**Stated goal**
Extract, without alteration, each line from the start of the listing to the line bearing "import seaborn as sns".
# start of Data section
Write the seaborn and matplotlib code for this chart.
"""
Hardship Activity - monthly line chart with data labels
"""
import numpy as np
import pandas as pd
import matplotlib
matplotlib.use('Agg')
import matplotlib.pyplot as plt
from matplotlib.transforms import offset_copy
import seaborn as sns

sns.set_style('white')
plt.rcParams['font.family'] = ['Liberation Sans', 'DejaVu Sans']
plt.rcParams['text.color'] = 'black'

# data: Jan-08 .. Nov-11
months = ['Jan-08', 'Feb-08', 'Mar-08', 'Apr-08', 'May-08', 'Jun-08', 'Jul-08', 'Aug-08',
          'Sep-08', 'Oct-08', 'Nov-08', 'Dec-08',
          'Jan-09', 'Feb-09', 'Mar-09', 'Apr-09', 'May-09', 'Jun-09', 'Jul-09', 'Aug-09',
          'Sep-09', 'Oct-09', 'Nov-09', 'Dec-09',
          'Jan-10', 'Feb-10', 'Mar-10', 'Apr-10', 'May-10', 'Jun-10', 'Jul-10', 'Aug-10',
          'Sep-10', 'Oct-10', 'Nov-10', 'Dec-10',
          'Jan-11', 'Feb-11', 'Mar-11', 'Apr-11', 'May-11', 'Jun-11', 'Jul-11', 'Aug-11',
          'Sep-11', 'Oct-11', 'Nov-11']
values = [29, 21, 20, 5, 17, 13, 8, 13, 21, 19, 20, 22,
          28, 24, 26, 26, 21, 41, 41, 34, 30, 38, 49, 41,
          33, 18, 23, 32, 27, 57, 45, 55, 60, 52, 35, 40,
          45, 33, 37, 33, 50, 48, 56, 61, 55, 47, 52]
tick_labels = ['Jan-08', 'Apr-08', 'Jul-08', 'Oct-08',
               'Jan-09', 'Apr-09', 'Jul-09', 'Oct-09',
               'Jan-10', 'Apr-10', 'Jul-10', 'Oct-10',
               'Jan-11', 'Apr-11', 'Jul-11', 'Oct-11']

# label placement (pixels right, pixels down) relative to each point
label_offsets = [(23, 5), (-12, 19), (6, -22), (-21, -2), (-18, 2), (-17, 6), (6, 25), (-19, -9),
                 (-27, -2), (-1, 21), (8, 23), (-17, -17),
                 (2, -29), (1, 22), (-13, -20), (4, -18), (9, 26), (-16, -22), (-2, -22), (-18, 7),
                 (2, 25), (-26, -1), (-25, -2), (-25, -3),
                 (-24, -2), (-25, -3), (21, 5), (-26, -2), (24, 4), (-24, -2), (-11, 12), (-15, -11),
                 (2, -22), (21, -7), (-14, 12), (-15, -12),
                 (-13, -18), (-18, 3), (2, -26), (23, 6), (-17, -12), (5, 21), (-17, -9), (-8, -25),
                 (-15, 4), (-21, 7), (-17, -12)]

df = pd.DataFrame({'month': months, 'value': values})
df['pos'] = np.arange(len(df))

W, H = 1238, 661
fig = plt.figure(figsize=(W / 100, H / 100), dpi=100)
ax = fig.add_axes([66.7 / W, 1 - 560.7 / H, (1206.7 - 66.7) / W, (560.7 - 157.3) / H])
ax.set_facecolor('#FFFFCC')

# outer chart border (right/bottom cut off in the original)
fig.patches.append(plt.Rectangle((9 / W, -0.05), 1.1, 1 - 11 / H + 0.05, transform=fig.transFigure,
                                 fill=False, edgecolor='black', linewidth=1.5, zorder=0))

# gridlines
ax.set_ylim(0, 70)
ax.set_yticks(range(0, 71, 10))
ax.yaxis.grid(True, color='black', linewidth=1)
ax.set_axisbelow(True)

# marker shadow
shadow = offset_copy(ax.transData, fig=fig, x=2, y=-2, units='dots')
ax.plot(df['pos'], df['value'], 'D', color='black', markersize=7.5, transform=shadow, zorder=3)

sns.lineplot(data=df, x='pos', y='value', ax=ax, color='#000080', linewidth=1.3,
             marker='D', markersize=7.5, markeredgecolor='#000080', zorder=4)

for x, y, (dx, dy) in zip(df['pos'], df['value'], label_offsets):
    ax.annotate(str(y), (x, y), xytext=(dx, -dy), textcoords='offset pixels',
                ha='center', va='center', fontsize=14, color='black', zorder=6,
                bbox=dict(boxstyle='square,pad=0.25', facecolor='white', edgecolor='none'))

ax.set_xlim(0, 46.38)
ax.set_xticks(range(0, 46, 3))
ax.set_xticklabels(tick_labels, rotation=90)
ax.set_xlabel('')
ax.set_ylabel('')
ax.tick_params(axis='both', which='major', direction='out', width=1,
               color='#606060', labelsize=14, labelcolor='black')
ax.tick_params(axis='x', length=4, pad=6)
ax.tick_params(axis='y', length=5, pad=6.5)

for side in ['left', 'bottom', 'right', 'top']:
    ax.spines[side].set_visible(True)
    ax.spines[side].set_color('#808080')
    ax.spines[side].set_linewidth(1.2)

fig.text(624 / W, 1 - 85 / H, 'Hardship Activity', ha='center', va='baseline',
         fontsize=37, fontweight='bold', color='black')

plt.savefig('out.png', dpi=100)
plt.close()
# end of Data section
**Result of the task**
Write the seaborn and matplotlib code for this chart.
"""
Hardship Activity - monthly line chart with data labels
"""
import numpy as np
import pandas as pd
import matplotlib
matplotlib.use('Agg')
import matplotlib.pyplot as plt
from matplotlib.transforms import offset_copy
import seaborn as sns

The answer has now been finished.